Friday, October 12, 2007

Courts of passage

Passing the Bar
Today is the day that Kentucky's bar examiners announce the results of the July 2007 bar exam. I wish all of my law school's graduates the very best as they await their results.

I greatly admire Michael Froomkin and, but Michael is wrong to downplay the significance of bar passage rates. No, the bar is not an intellectually stimulating or fulfilling exercise. I am willing to concede that it bears some rational relationship to the actual practice of law. But the bar does matter. A lot. Passing it typically represents the difference between working and not working. At the very least, it represents the difference between working in the family court and working in the food court.
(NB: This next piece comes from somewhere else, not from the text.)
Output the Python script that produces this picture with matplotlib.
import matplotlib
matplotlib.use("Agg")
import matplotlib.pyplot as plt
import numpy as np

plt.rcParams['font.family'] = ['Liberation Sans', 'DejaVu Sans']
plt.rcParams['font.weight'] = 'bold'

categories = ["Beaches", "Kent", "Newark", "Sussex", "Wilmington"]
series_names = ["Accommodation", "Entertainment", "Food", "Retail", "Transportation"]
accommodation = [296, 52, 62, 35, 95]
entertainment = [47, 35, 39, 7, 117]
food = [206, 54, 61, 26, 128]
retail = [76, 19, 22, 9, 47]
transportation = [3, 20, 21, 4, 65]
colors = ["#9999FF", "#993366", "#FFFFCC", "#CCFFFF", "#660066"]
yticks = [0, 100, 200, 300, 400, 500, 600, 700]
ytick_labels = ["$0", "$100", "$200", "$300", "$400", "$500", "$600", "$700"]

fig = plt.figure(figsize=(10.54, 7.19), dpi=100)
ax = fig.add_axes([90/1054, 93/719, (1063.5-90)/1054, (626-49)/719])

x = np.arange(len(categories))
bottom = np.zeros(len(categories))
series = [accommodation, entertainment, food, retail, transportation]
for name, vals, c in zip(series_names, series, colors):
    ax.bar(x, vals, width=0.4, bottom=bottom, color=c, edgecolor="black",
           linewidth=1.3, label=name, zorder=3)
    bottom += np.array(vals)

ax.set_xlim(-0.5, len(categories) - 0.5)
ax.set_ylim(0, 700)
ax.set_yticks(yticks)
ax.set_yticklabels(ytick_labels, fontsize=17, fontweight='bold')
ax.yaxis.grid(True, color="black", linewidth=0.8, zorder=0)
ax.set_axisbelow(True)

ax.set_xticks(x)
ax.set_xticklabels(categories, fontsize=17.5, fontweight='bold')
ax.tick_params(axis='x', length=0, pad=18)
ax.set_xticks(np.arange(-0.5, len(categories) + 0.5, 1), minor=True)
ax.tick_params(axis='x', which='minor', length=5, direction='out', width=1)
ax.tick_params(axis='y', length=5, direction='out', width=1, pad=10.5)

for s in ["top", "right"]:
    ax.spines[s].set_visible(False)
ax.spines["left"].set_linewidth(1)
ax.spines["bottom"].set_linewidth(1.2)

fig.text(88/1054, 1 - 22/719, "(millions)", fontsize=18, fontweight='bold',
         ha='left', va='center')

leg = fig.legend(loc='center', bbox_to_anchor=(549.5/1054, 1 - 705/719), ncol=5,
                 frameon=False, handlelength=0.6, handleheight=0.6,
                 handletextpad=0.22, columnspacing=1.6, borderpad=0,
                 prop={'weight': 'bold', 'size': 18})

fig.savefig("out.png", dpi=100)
Again, I wish all my graduates the very best as they await their bar results. May you all pass. And if you choose to celebrate at the nearest food court, do so with gusto. Just don't work there.

Food court


Anonymous Michael Froomkin said...

For better or worse, my main point in the post to which you so very graciously refer was not primarily that bar pass rates don't ever matter much, but rather that relatively small differences in the bar pass rate don't mean hardly anything.
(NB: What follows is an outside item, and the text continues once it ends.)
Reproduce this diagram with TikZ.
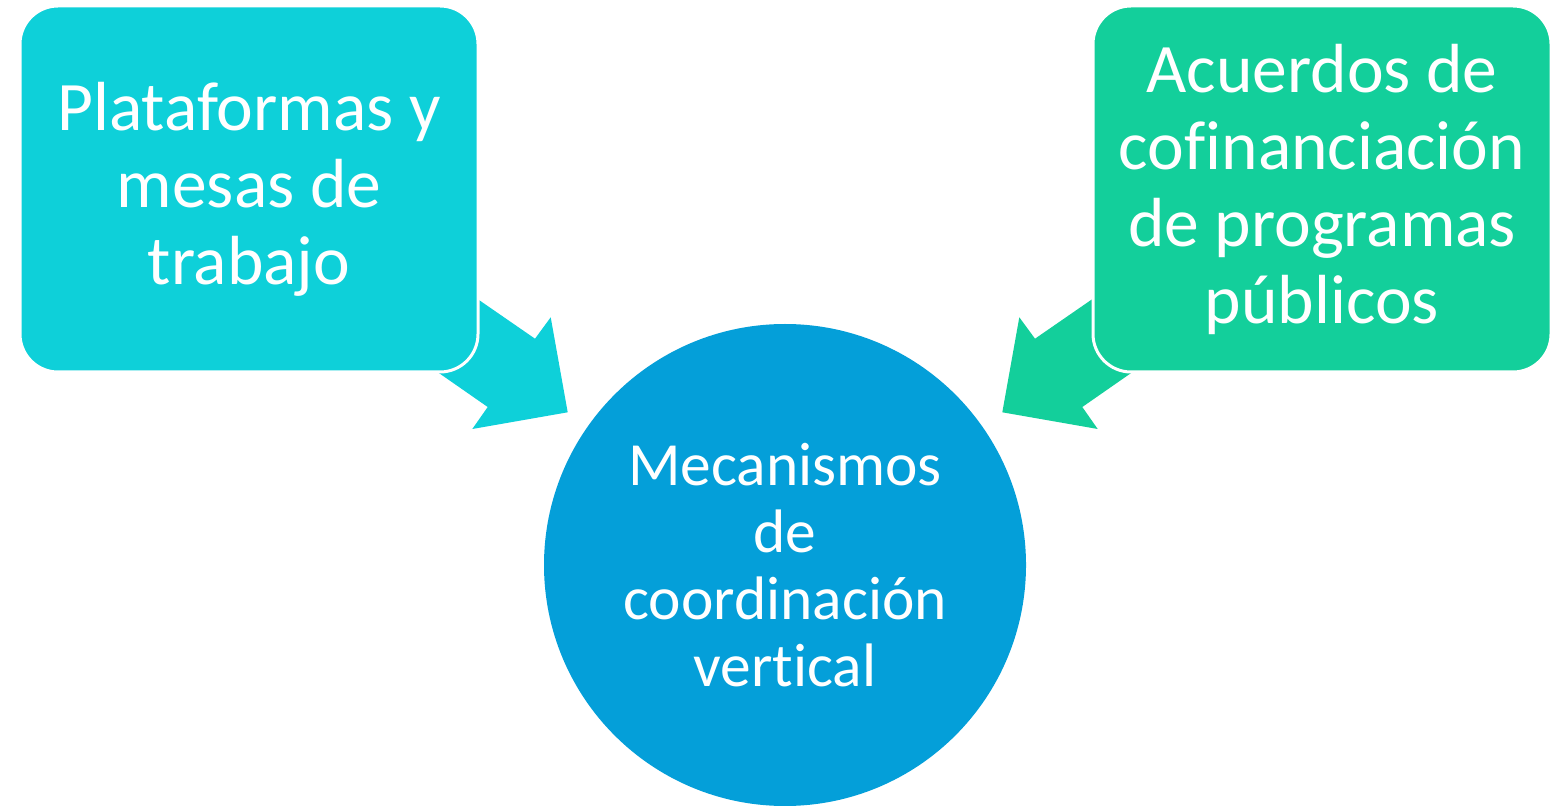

Yes, bragging rights about bar pass rates are highly over-rated.

For example, last year UM's bar pass rate was just barely #2 in the state of Florida. This year UM has sunk to #5 in the state for bar passage -- sounds terrible, right? But we're only 3.2% behind the leader in the state (as opposed to last year when we were 2.4% behind). I just don't think a relative fluctuation of 0.8% is very informative.

Indeed the top seven schools in the state are bunched up within a 4.6% spread. I don't think those numbers tell you much that is meaningful about the relative merits of the schools in question.

There does come some point where the bar pass drops so low that it's a red flag (well, usually, unless the school is avowedly taking chances on admissions and students know it). I don't know where that point is. But I'm pretty sure none of the top seven school in Florida are close to it this year.

But in another way, I am guilty as charged: I do believe that it's generally an error to teach to the bar when there's so much else to teach too.

And I believe that only gross differences in this statistic have much chance to be meaningful. Small gaps or fluctuations tell you very little.

I suspect you might agree with both of those last two propositions?